Business Straits Times: 06 Apr:  The Malaysian ringgit has recovered against the greenback and the Singdollar since the start of the year but Singapore firms and consumers are not feeling the effects of the surge yet. 

A stronger ringgit makes exports from Malaysia more expensive for Singapore importers, but at the same time makes goods here more affordable across the Causeway. The ringgit was trading at about 2.89 to the Singdollar last night, up from 3.05 on Jan 1, and around 3.92 to the greenback, strengthening from 4.29 on Jan  Credit Suisse senior foreign exchange strategist Heng Koon How said the ringgit’s strength this year was due to oil recovering from US$28 a barrel in January to about US$38 now. 

Mr Nizam Idris, Macquarie Bank’s head of forex strategy, said the US Federal Reserve’s policy on interest rates has played a part as well. The decision to raise the US benchmark rate just twice this year – down from the four previously predicted – has prompted investors to rush into riskier assets. This has pushed Asian currencies like the ringgit higher and the greenback down. Most analysts think the ringgit will keep rising in the short term. 

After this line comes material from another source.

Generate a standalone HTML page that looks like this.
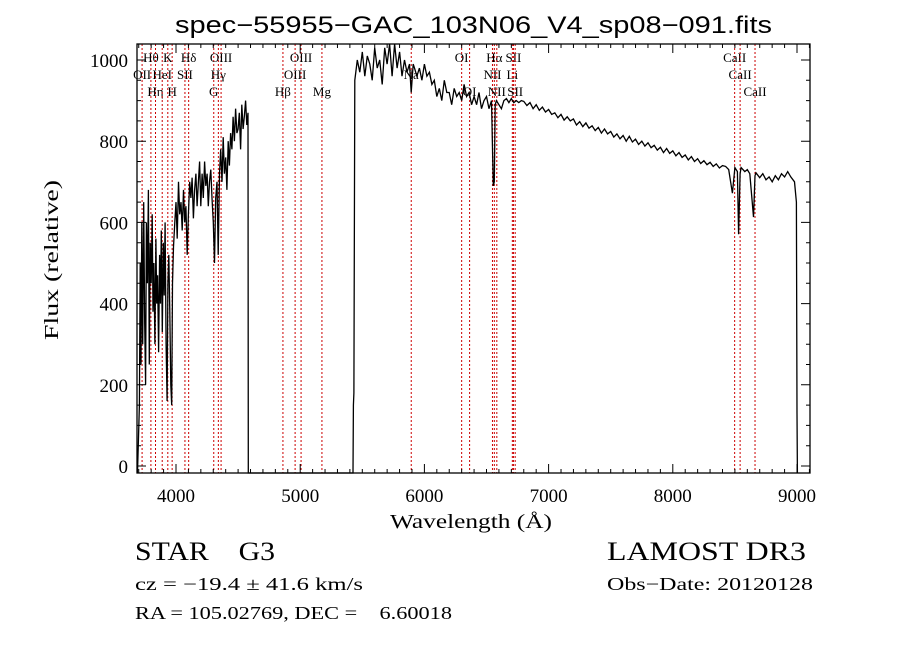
<!DOCTYPE html>
<html><head><meta charset="utf-8"><style>
html,body{margin:0;padding:0;background:#fff;}
svg{display:block;font-family:"Liberation Serif",serif;}
text{white-space:pre;}
</style></head><body>
<svg id="chart" width="900" height="649" viewBox="0 0 900 649" xmlns="http://www.w3.org/2000/svg" xml:space="preserve">
<rect width="900" height="649" fill="#fff"/>
<g id="lines-layer"></g>
<g id="spec-layer"></g>
<g id="axes-layer"></g>
<text x="175" y="33" font-size="24" textLength="597" lengthAdjust="spacingAndGlyphs" font-family="Liberation Sans, sans-serif">spec−55955−GAC_103N06_V4_sp08−091.fits</text>
<text x="390" y="528" font-size="20" textLength="162" lengthAdjust="spacingAndGlyphs">Wavelength (Å)</text>
<text transform="translate(58,340) rotate(-90)" font-size="20" textLength="160" lengthAdjust="spacingAndGlyphs">Flux (relative)</text>
<text x="135" y="560" font-size="26" textLength="140" lengthAdjust="spacingAndGlyphs">STAR    G3</text>
<text x="607" y="560" font-size="26" textLength="199" lengthAdjust="spacingAndGlyphs">LAMOST DR3</text>
<text x="135" y="590" font-size="18" textLength="228" lengthAdjust="spacingAndGlyphs">cz = −19.4 ± 41.6 km/s</text>
<text x="607" y="590" font-size="18" textLength="206" lengthAdjust="spacingAndGlyphs">Obs−Date: 20120128</text>
<text x="135" y="619" font-size="18" textLength="317" lengthAdjust="spacingAndGlyphs">RA = 105.02769, DEC =    6.60018</text>
</svg>
<script>
const wave = [3690,3705,3712,3718,3725,3732,3740,3748,3755,3762,3770,3778,3785,3792,3800,3808,3815,3822,3830,3838,3845,3852,3860,3868,3875,3882,3890,3898,3905,3912,3920,3928,3935,3942,3950,3958,3965,3972,3980,3990,4000,4010,4020,4030,4040,4050,4060,4070,4080,4090,4100,4110,4120,4130,4140,4150,4160,4170,4180,4190,4200,4210,4220,4230,4240,4250,4260,4270,4280,4290,4300,4310,4320,4330,4340,4350,4360,4370,4380,4390,4400,4410,4420,4430,4440,4450,4460,4470,4480,4490,4500,4510,4520,4530,4540,4550,4560,4570,4580,4582,5425,5428,5432,5440,5460,5480,5500,5520,5540,5560,5580,5600,5620,5640,5660,5680,5700,5720,5740,5760,5780,5800,5820,5840,5860,5880,5894,5910,5920,5940,5960,5980,6000,6020,6040,6060,6080,6100,6120,6140,6160,6180,6200,6220,6240,6260,6280,6300,6320,6340,6360,6380,6400,6420,6440,6460,6480,6500,6520,6540,6555,6563,6570,6580,6600,6620,6640,6660,6680,6700,6720,6740,6760,6780,6800,
6825,6850,6875,6900,6925,6950,6975,7000,7025,7050,
7075,7100,7125,7150,7175,7200,7225,7250,7275,7300,
7325,7350,7375,7400,7425,7450,7475,7500,7525,7550,
7575,7600,7625,7650,7675,7700,7725,7750,7775,7800,
7825,7850,7875,7900,7925,7950,7975,8000,8025,8050,
8075,8100,8125,8150,8175,8200,8225,8250,8275,8300,
8325,8350,8375,8400,8425,
8450,8480,8500,8520,8530,8542,8550,8580,8600,8620,8650,8662,8670,8700,8725,8750,8775,8800,8825,8850,8875,8900,8925,8950,8980,8995,9000,9003,9006];
const flux = [-20,150,500,250,600,300,650,350,200,600,450,680,250,550,450,620,380,500,300,560,400,470,280,520,400,580,330,550,420,600,300,160,450,520,380,200,150,450,540,600,650,560,700,620,650,580,680,600,640,520,620,700,660,710,610,680,720,640,700,750,640,720,660,750,690,720,640,700,730,660,600,500,660,700,520,720,780,700,810,720,760,680,800,740,820,780,860,800,880,820,830,870,780,890,830,860,900,840,870,-20,-20,150,180,950,1000,970,1020,960,1010,990,950,1030,980,1000,940,1030,990,1050,960,1040,980,1020,960,1000,970,990,920,990,980,960,980,950,990,960,970,940,950,910,930,900,950,920,920,890,930,910,920,900,940,910,920,890,910,890,920,880,900,910,880,900,690,700,890,900,890,880,900,905,895,905,895,900,895,900,
898,888,895,880,890,876,884,872,878,866,
870,858,866,852,860,850,855,840,848,836,
845,832,838,826,834,820,830,818,824,810,
818,806,814,800,812,798,805,792,800,788,
796,784,790,778,785,772,782,770,776,764,
772,760,766,754,762,750,757,745,752,742,
748,738,744,734,740,
738,730,672,735,725,571,720,735,725,730,720,613,715,722,710,720,705,712,700,715,705,720,712,725,712,700,650,130,-20];
const lineWave = [3727,3798,3835,3889,3934,3969,4072,4102,4304,4341,4363,4861,4959,5007,5175,5894,6300,6364,6548,6563,6583,6708,6717,6731,8498,8542,8662];
const lineLabel = ["OII","Hθ","Hη","HeI","K","H","SII","Hδ","G","Hγ","OIII","Hβ","OIII","OIII","Mg","Na","OI","OI","NII","Hα","NII","Li","SII","SII","CaII","CaII","CaII"];
const lineRow = [2,1,3,2,1,3,2,1,3,2,1,3,2,1,3,2,1,3,2,1,3,2,1,3,1,2,3];
const xTicks = [4000,5000,6000,7000,8000,9000];
const yTicks = [0,200,400,600,800,1000];

const L=137,R=810,T=44,B=473;
const X = w => 176 + (w-4000)*0.1242;
const Y = f => 466 - f*0.406;
const NS="http://www.w3.org/2000/svg";
function mk(tag, parent){const e=document.createElementNS(NS,tag);parent.appendChild(e);return e;}

const lg=document.getElementById('lines-layer');
lineWave.forEach((w,i)=>{
  const l=mk('line',lg);
  
  
  l.setAttribute('x1',X(w));l.setAttribute('x2',X(w));l.setAttribute('y1',T);l.setAttribute('y2',B);
  l.setAttribute('stroke','#c00');l.setAttribute('stroke-width','1');l.setAttribute('stroke-dasharray','2,2');
  const t=mk('text',lg);
  
  
  t.setAttribute('x',X(w));t.setAttribute('y',62+(lineRow[i]-1)*17);
  t.setAttribute('text-anchor','middle');t.setAttribute('font-size','13');
  t.textContent=lineLabel[i];
});

const sg=document.getElementById('spec-layer');
const p=mk('polyline',sg);


const n=Math.min(wave.length,flux.length);
const pts=[];
for(let i=0;i<n;i++){pts.push(X(wave[i]).toFixed(1)+','+Math.max(T,Math.min(B,Y(flux[i]))).toFixed(1));}
p.setAttribute('points',pts.join(' '));
p.setAttribute('fill','none');p.setAttribute('stroke','#000');p.setAttribute('stroke-width','1.3');

const ag=document.getElementById('axes-layer');
const fr=mk('rect',ag);


fr.setAttribute('x',L);fr.setAttribute('y',T);fr.setAttribute('width',R-L);fr.setAttribute('height',B-T);
fr.setAttribute('fill','none');fr.setAttribute('stroke','#000');fr.setAttribute('stroke-width','1.3');
let d='';
for(let w=3700;w<=9100;w+=100){const x=X(w);if(x<L||x>R)continue;const len=(w%1000===0)?9:4;d+=`M${x},${B}v-${len}M${x},${T}v${len}`;}
for(let f=0;f<=1000;f+=50){const y=Y(f);const len=(f%200===0)?9:4;d+=`M${L},${y}h${len}M${R},${y}h-${len}`;}
const tk=mk('path',ag);


tk.setAttribute('d',d);tk.setAttribute('stroke','#000');tk.setAttribute('stroke-width','1');
xTicks.forEach(w=>{const t=mk('text',ag);
  
  
  t.setAttribute('x',X(w));t.setAttribute('y',502);t.setAttribute('text-anchor','middle');t.setAttribute('font-size','19');t.textContent=w;});
yTicks.forEach(f=>{const t=mk('text',ag);
  
  
  t.setAttribute('x',128);t.setAttribute('y',Y(f)+7);t.setAttribute('text-anchor','end');t.setAttribute('font-size','19');t.textContent=f;});
</script>
</body></html>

Standard Chartered’s Asia forex strategist Divya Devesh expects the currency to be a “regional outperformer in 2016” as it is still one of the most undervalued in Asia. But Mr Idris warned that the ringgit’s expected short-term gain “masks Malaysia’s structural weaknesses”. He noted that the country remains more dependent than any other Asian nation on commodities while grappling with slowing investment and falling competitiveness.

Although money changers saw long lines last year when the ringgit fell, some said its rise has not altered demand significantly. “The ringgit is not an investment currency. Singaporeans are always exchanging ringgit for holidays whether or not it is strong,” said Arcade Money Changers manager Mohamed Rafik. Ms Claire Lim, 25, a human resources professional who is heading to Genting Highlands with her family next week, said the ringgit’s strength is not a factor in her decision to travel to Malaysia. “Malaysia is still the first place Singaporeans think about when we want a weekend getaway,” she said, adding that she had concerns about safety in Thailand. Some Singapore firms could see some impact, but they are taking a “wait and see” approach.

Mr John Kong, managing director of M Metal, which owns a factory making steel products in Johor Baru, said the firm is not feeling the heat yet. “My exposure to the ringgit is not a lot, as I import only about 10 per cent of my materials from Malaysia. But manufacturers are definitely sitting up and taking notice. Once it goes below 2.8, I will have to pay closer attention to our pricing.” While Singapore imports over 50 per cent of its fruits and vegetables from Malaysia, the ringgit’s rise will not have an impact, said suppliers and supermarkets. 

A FairPrice spokesman said there were no major price changes for Malaysian products as changes in retail prices are caused by several factors, including demand and supply.